Motorcyclists face many hazards. Perhaps the most feared of all is the sight of a large, oncoming vehicle in his or her traffic lane. That’s exactly the sight faced by Floyd rider Doug Thompson on a recent afternoon on a rural road in south Montgomery County.

 Thompson was riding his Harley around a sweeping left-hand curve when a Chevy Silverado appeared in his path. As he described what happened when we met a few days later at a Christiansburg coffee shop, Thompson slid up the sleeve of his t-short to show me a massive bruise the color of raspberry/orange sherbet on his left shoulder.

By mere centimeters, he avoided a frontal collision which surely would have killed him. Instead, his shoulder smacked the rear-view mirror and his clutch lever scoured a long crease in the side of the pickup. Miraculously, Thompson never went down.

“I think there are several reasons I’m still around. The only part of the bike that hit the truck was the clutch lever. It gave way and mashed into my finger. My shoulder was the real impact area.

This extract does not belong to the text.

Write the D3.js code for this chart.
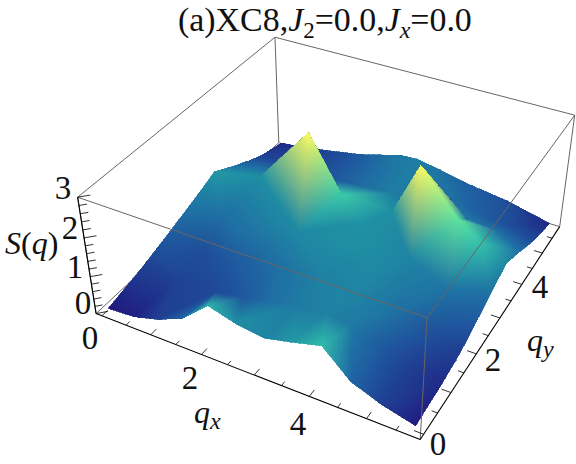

“I was following proper riding procedure. I was riding on the outside of the turn. When I first saw the truck, it was already over the (center-)line. It kept coming further into my lane. My gaze focused on where I was going. I was going 45-50 mph and he was going even faster. It would have been a 100-plus mile per hour collision.

“The Harley was staggered by the impact. It wobbled towards the edge of the turn but I managed to avoid going off the road and brought the bike back under control. I stopped to see if I still had an arm. My helmet slid alongside the car, which ripped the intercom transmitter right off it.

“The driver, to his credit, stopped immediately. He called the police, apologized to me, and claimed full responsibility.”

Thompson wouldn’t claim superior riding skill for his survival, but I think he was selling himself short. He rides 30,000 to 40,000 miles every year and has been riding off-and-on since he was 15. “I consider a 300 mile day a good day.”

Lots of friends who heard his story admonished him for being on his motorcycle. He said, “If I’d been driving my Wrangler, I’d surely have been unable to avoid a full, head-on collision and I’d be dead. People don’t stop driving their car the day after they have a near-tragic accident.

“I always wear body armor. I know that seems anti-Harley (as Harley riders are notoriously style- rather than safety-conscious). And I had a full-face helmet on. Without it, the impact would have taken off much of the side of my face. If I hadn’t had the padded jacket on, the mirror would have taken my shoulder off, or at least broken it in several places.

“The driver’s insurance company is cooperating with me. I think they’re happy they’re not getting a wrongful death lawsuit from my wife. He was definitely speeding. He may have been on the cell phone, but he didn’t admit it. At least he stopped and turned around. I’m sure many other drivers would have kept going.”

Thompson described a rambunctious childhood that he continues to live. He joined the Navy and served in Vietnam. When he finished his tour of duty, he got a job in the newspaper industry and went back again as a photographer and writer. He had since then been imbedded as a journalist in several other war zones. His parents had been motorcycle riders before he was born. His father returned from World War II and met his mother and got her interested. The first big spike of interest in motorcycles was in the late 1940s when the soldiers and airmen returned home and looked for some type of adrenalin rush like they found in the War.

“The main message is that on a motorcycle, you can never relax, even on a road you ride every day. This is my third collision in three years. One was a deer, one was a bear, and this time was a pickup truck. Not too long ago, I rode up to a turkey vulture that was munching on a decaying skunk in the road. When he saw me, he went aloft, trying to carry the skunk. He let go of it and it splattered against my jacket. Boy did I stink when I got home!”

“I’m not riding with you,” I laughed.

“I’m enough of a religious man to believe that when it’s my time, it’s my time. Last Wednesday wasn’t my time. But I got enough of a message of what it might be like. It is only by blind luck that there wasn’t an obituary the next day stating that a 64-year-old Floyd man died in a motorcycle crash. Apparently, it wasn’t my time yet to die.”